1. That the applicant be released from detention pending the determination by the Administrative Appeals Tribunal of a re-hearing of the application of the applicant for a review of the deportation order made against him on 26 June, 1991.

2. That the respondent do all such things as are necessary to effect the release of the applicant from detention.
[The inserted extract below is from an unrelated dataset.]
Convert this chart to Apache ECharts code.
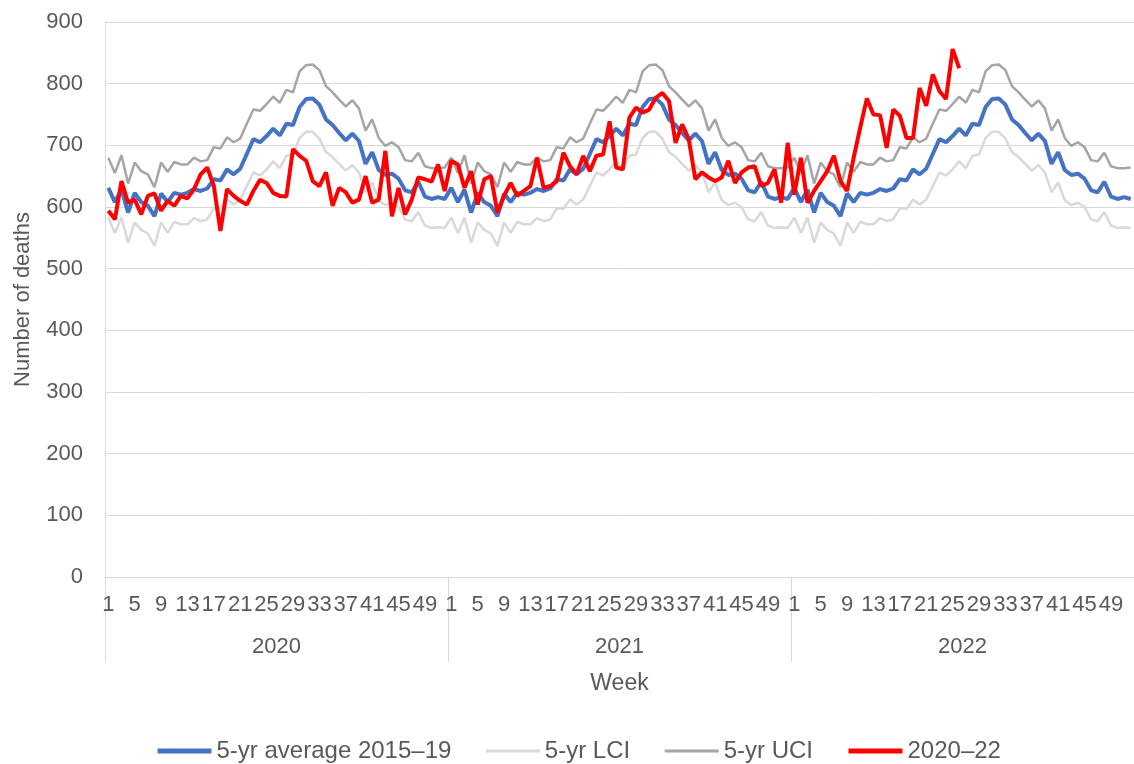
<!DOCTYPE html>
<html>
<head>
<meta charset="utf-8">
<script src="https://cdn.jsdelivr.net/npm/echarts@6/dist/echarts.min.js"></script>
<style>
  html, body { margin: 0; padding: 0; background: #fff; }
  #chart { width: 1134px; height: 764px; }
</style>
</head>
<body>
<div id="chart"></div>
<script>
// years shown on the second axis row
var years = ['2020', '2021', '2022'];

// 5-yr baseline (2015-19), one value per week 1..52, same for every year
var avgWeekly = [631, 608, 628, 591, 623, 608, 602, 585, 622, 608, 623, 620, 623, 629, 626, 630, 645, 643, 661, 653, 662, 686, 710, 705, 715, 727,
                 716, 735, 733, 762, 775, 776, 766, 742, 733, 720, 708, 719, 707, 670, 689, 660, 652, 654, 646, 627, 624, 641, 617, 613, 616, 613];
var lciWeekly = [583, 558, 583, 542, 575, 563, 557, 537, 575, 558, 576, 572, 572, 582, 577, 580, 598, 597, 612, 604, 612, 634, 656, 651, 661, 674,
                 663, 683, 685, 712, 722, 722, 711, 689, 681, 670, 659, 668, 656, 624, 640, 611, 603, 607, 600, 580, 577, 592, 570, 566, 567, 566];
var uciWeekly = [680, 655, 684, 638, 672, 658, 653, 632, 672, 657, 673, 669, 669, 680, 674, 676, 697, 695, 713, 705, 711, 735, 758, 756, 767, 779,
                 769, 790, 786, 820, 830, 831, 822, 796, 786, 774, 763, 773, 760, 724, 742, 712, 699, 705, 697, 676, 674, 688, 666, 663, 663, 664];

// weekly deaths
var deaths2020 = [594, 580, 642, 607, 612, 588, 618, 622, 594, 610, 602, 618, 614, 629, 653, 664, 634, 561, 629, 618, 610, 604, 626, 644, 639, 623,
                  618, 617, 694, 683, 675, 642, 634, 656, 602, 631, 624, 607, 612, 650, 607, 612, 691, 585, 631, 588, 612, 648, 645, 641, 669, 626];
var deaths2021 = [675, 669, 631, 658, 604, 645, 650, 591, 618, 639, 618, 626, 634, 680, 631, 634, 642, 688, 666, 653, 683, 658, 683, 685, 739, 664,
                  661, 745, 761, 753, 758, 777, 785, 772, 704, 734, 710, 645, 656, 648, 642, 648, 675, 639, 656, 664, 666, 634, 639, 661, 607, 704];
var deaths2022 = [620, 680, 607, 626, 642, 658, 683, 642, 626, 680, 729, 776, 750, 749, 696, 758, 748, 712, 712, 793, 764, 815, 788, 775, 856, 825];

var weeks = [];
var avg = [], lci = [], uci = [];
years.forEach(function () {
  for (var w = 1; w <= 52; w++) weeks.push(String(w));
  avg = avg.concat(avgWeekly);
  lci = lci.concat(lciWeekly);
  uci = uci.concat(uciWeekly);
});
var actual = deaths2020.concat(deaths2021, deaths2022);

var font = "'Liberation Sans', Arial, sans-serif";
var grey = '#595959';
var chart = echarts.init(document.getElementById('chart'));

chart.setOption({
  animation: false,
  textStyle: { fontFamily: font },
  grid: { left: 105, right: 0, top: 22, bottom: 187 },
  legend: {
    top: 734,
    left: 150,
    itemWidth: 54,
    itemHeight: 14,
    itemGap: 33,
    itemStyle: { opacity: 0 },
    textStyle: { fontSize: 24, color: grey, fontFamily: font },
    data: [
      { name: '5-yr average 2015–19', lineStyle: { width: 5 } },
      { name: '5-yr LCI', lineStyle: { width: 3 } },
      { name: '5-yr UCI', lineStyle: { width: 3 } },
      { name: '2020–22', lineStyle: { width: 5 } }
    ]
  },
  xAxis: [
    {
      type: 'category',
      data: weeks,
      name: 'Week',
      nameLocation: 'middle',
      nameGap: 95,
      nameTextStyle: { fontSize: 23, color: grey },
      axisLine: { lineStyle: { color: '#d9d9d9', width: 1 } },
      axisTick: { show: false },
      axisLabel: {
        interval: function (i) { return i % 4 === 0; },
        margin: 17,
        fontSize: 22,
        color: grey
      }
    },
    {
      type: 'category',
      data: years,
      position: 'bottom',
      axisLine: { show: false },
      axisTick: { show: true, length: 85, lineStyle: { color: '#d9d9d9', width: 1 } },
      axisLabel: { margin: 59, fontSize: 22, color: grey }
    }
  ],
  yAxis: {
    type: 'value',
    min: 0,
    max: 900,
    interval: 100,
    name: 'Number of deaths',
    nameLocation: 'middle',
    nameGap: 71,
    nameTextStyle: { fontSize: 22, color: grey },
    axisLine: { show: true, lineStyle: { color: '#d9d9d9', width: 1 } },
    axisLabel: { margin: 22, fontSize: 22, color: grey },
    splitLine: { lineStyle: { color: '#d9d9d9', width: 1 } }
  },
  series: [
    { name: '5-yr average 2015–19', type: 'line', data: avg, symbol: 'none',
      itemStyle: { color: '#4472c4' }, lineStyle: { color: '#4472c4', width: 4 } },
    { name: '5-yr LCI', type: 'line', data: lci, symbol: 'none',
      itemStyle: { color: '#d9d9d9' }, lineStyle: { color: '#d9d9d9', width: 2.5 } },
    { name: '5-yr UCI', type: 'line', data: uci, symbol: 'none',
      itemStyle: { color: '#a5a5a5' }, lineStyle: { color: '#a5a5a5', width: 2.5 } },
    { name: '2020–22', type: 'line', data: actual, symbol: 'none',
      itemStyle: { color: '#ff0000' }, lineStyle: { color: '#ff0000', width: 4 } }
  ]
});
</script>
</body>
</html>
3. That the applicant's release from detention is conditional upon his undertaking in writing to :-

(a) Reside at Logan House Drug Rehabilitation Centre pending the determination of a re-hearing of his application by the Administrative Appeals Tribunal;

(b) Comply with all lawful directions as to what is required of him at Logan House as a participant in the drug rehabilitation programme;

(c) Undergo such drug tests and to take such medication as may be required as part of the drug rehabilitation programme and as a condition of his residence at Logan House;

(d) Remain at Logan House unless granted leave by the administrators of Logan House and if granted leave, to comply with the conditions of any leave;

(e) Refrain from using or consuming any narcotic drug;

(f) Refrain from committing any criminal offence;

(g) Report by telephone to the Brisbane office of the Department of Immigration, Local Government and Ethnic Affairs each Wednesday between the hours of 9.00 a.m. and noon, save for such Wednesdays as may be public holidays in Queensland, in which case the applicant will report by telephone between the hours of 9.00 a.m. and noon on the next working day.
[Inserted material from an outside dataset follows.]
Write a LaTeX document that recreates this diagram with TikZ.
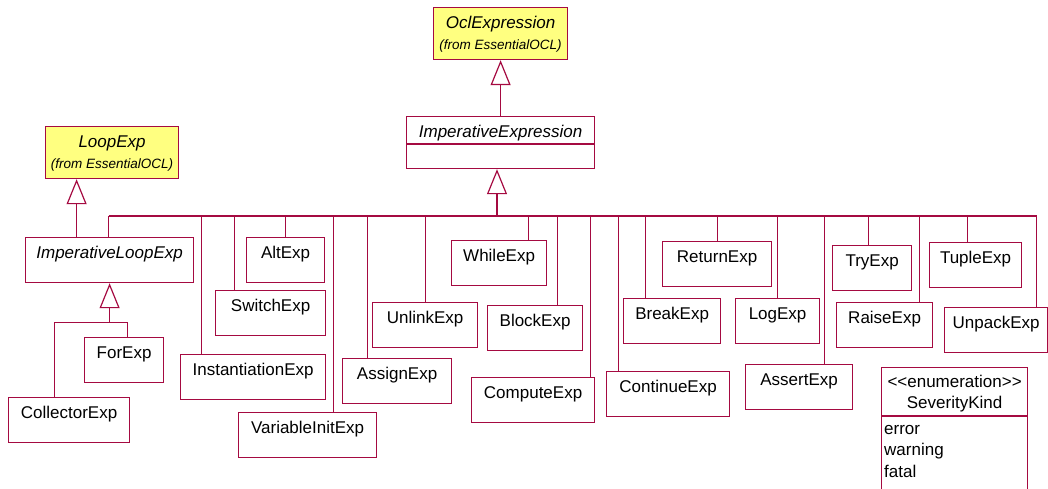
\documentclass[tikz,border=0pt]{standalone}
\usepackage{fontspec}
\setmainfont{Liberation Sans}
\usetikzlibrary{arrows.meta,positioning}

\definecolor{umlred}{RGB}{165,10,65}
\definecolor{umlyellow}{RGB}{255,255,128}

\begin{document}
\begin{tikzpicture}[
  x=1pt,y=-1pt,
  every node/.style={font=\fontsize{17}{21}\selectfont},
  cls/.style={draw=umlred,line width=1.2pt,fill=white,anchor=north west,
    inner xsep=2pt,inner ysep=4pt,text height=17pt,text depth=20pt},
  ext/.style={cls,fill=umlyellow,text depth=27pt,
    font=\fontsize{17}{21}\selectfont\itshape},
  sub/.style={font=\fontsize{13.5}{16}\selectfont\itshape,anchor=base,
    yshift=11pt,inner sep=0pt,text height=,text depth=},
  lit/.style={anchor=base,inner sep=0pt,text height=,text depth=},
  link/.style={draw=umlred,line width=1.2pt},
  gen/.style={link,-{Triangle[open,length=25pt,width=20pt]}}]
  \useasboundingbox (0,0) rectangle (1048,489);
  \clip (0,0) rectangle (1048,489);

  % Imported classes and the abstract roots.
  \node[ext,minimum width=134pt,
    label={[sub]south:(from EssentialOCL)}] (ocl) at (433,7) {OclExpression};
  \node[ext,minimum width=133pt,
    label={[sub]south:(from EssentialOCL)}] (loop) at (45,126) {LoopExp};
  \node[cls,minimum width=188pt,text depth=27pt,
    font=\fontsize{17}{21}\selectfont\itshape] (imp) at (406,116)
    {ImperativeExpression};
  \draw[link] ([yshift=-28pt]imp.north west) -- ([yshift=-28pt]imp.north east);
  \node[cls,minimum width=168pt,font=\fontsize{17}{21}\selectfont\itshape]
    (iloop) at (25,237) {ImperativeLoopExp};

  % Concrete expressions.
  \node[cls,minimum width=121pt] (collector) at (8,397) {CollectorExp};
  \node[cls,minimum width=79pt] (forexp) at (84,337) {ForExp};
  \node[cls,minimum width=145pt] (inst) at (180,354) {InstantiationExp};
  \node[cls,minimum width=110pt] (switch) at (215,290) {SwitchExp};
  \node[cls,minimum width=78pt] (alt) at (246,237) {AltExp};
  \node[cls,minimum width=138pt] (varinit) at (238,412) {VariableInitExp};
  \node[cls,minimum width=109pt] (assign) at (342,358) {AssignExp};
  \node[cls,minimum width=105pt] (unlink) at (372,302) {UnlinkExp};
  \node[cls,minimum width=95pt] (while) at (451,240) {WhileExp};
  \node[cls,minimum width=95pt] (block) at (487,305) {BlockExp};
  \node[cls,minimum width=123pt] (compute) at (471,377) {ComputeExp};
  \node[cls,minimum width=123pt] (continue) at (606,371) {ContinueExp};
  \node[cls,minimum width=97pt] (break) at (623,298) {BreakExp};
  \node[cls,minimum width=109pt] (return) at (662,241) {ReturnExp};
  \node[cls,minimum width=84pt] (log) at (735,298) {LogExp};
  \node[cls,minimum width=107pt] (assert) at (745,364) {AssertExp};
  \node[cls,minimum width=79pt] (try) at (832,245) {TryExp};
  \node[cls,minimum width=96pt] (raise) at (836,302) {RaiseExp};
  \node[cls,minimum width=92pt] (tuple) at (929,242) {TupleExp};
  \node[cls,minimum width=103pt] (unpack) at (944,307) {UnpackExp};

  % Enumeration.
  \node[cls,minimum width=146pt,minimum height=140pt,
    label={[lit,yshift=-20pt]north:{<\kern0pt<enumeration>\kern0pt>}},
    label={[lit,yshift=-41pt]north:SeverityKind},
    label={[lit,anchor=base west,xshift=3pt,yshift=-67pt]north west:error},
    label={[lit,anchor=base west,xshift=3pt,yshift=-88pt]north west:warning},
    label={[lit,anchor=base west,xshift=3pt,yshift=-110pt]north west:fatal}]
    (severity) at (881,367) {};
  \draw[link] ([yshift=-49pt]severity.north west)
    -- ([yshift=-49pt]severity.north east);

  % Generalizations.
  \draw[gen] (imp.north) -- (ocl.south);
  \draw[gen] ([xshift=-33pt]iloop.north) -- ([xshift=-33pt]iloop.north |- loop.south);
  \coordinate (bus) at (497,216);
  \draw[gen] (bus) -- (bus |- imp.south);
  \draw[link] ([xshift=-1pt]iloop.north |- bus) -- ([xshift=40.5pt]unpack.north |- bus);
  \foreach \n/\dx in {iloop/-1,inst/-51.5,switch/-36,alt/0,varinit/26,
      assign/-29.5,unlink/0,while/29.5,block/22.5,compute/57.5,
      continue/-49.5,break/-26.5,return/0,log/0,assert/25.5,try/-3.5,
      raise/35,tuple/-8,unpack/40.5}
    \draw[link] ([xshift=\dx pt]\n.north) -- ([xshift=\dx pt]\n.north |- bus);
  \coordinate (lbus) at ([yshift=-39pt]iloop.south);
  \draw[gen] (lbus) -- (iloop.south);
  \draw[link] ([xshift=-15pt]collector.north) |- (lbus)
    -| ([xshift=3pt]forexp.north);
\end{tikzpicture}
\end{document}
4. That in the event of a breach of the undertaking by the applicant he be liable to re-arrest and to be brought before the Court forthwith to show cause why he ought not to be returned to detention.

5. That the release from detention of the applicant is without prejudice to the respondent or his department exercising the power contained in section 93 of the Migration Act for proper reasons in consequence of any circumstances arising after the date hereof.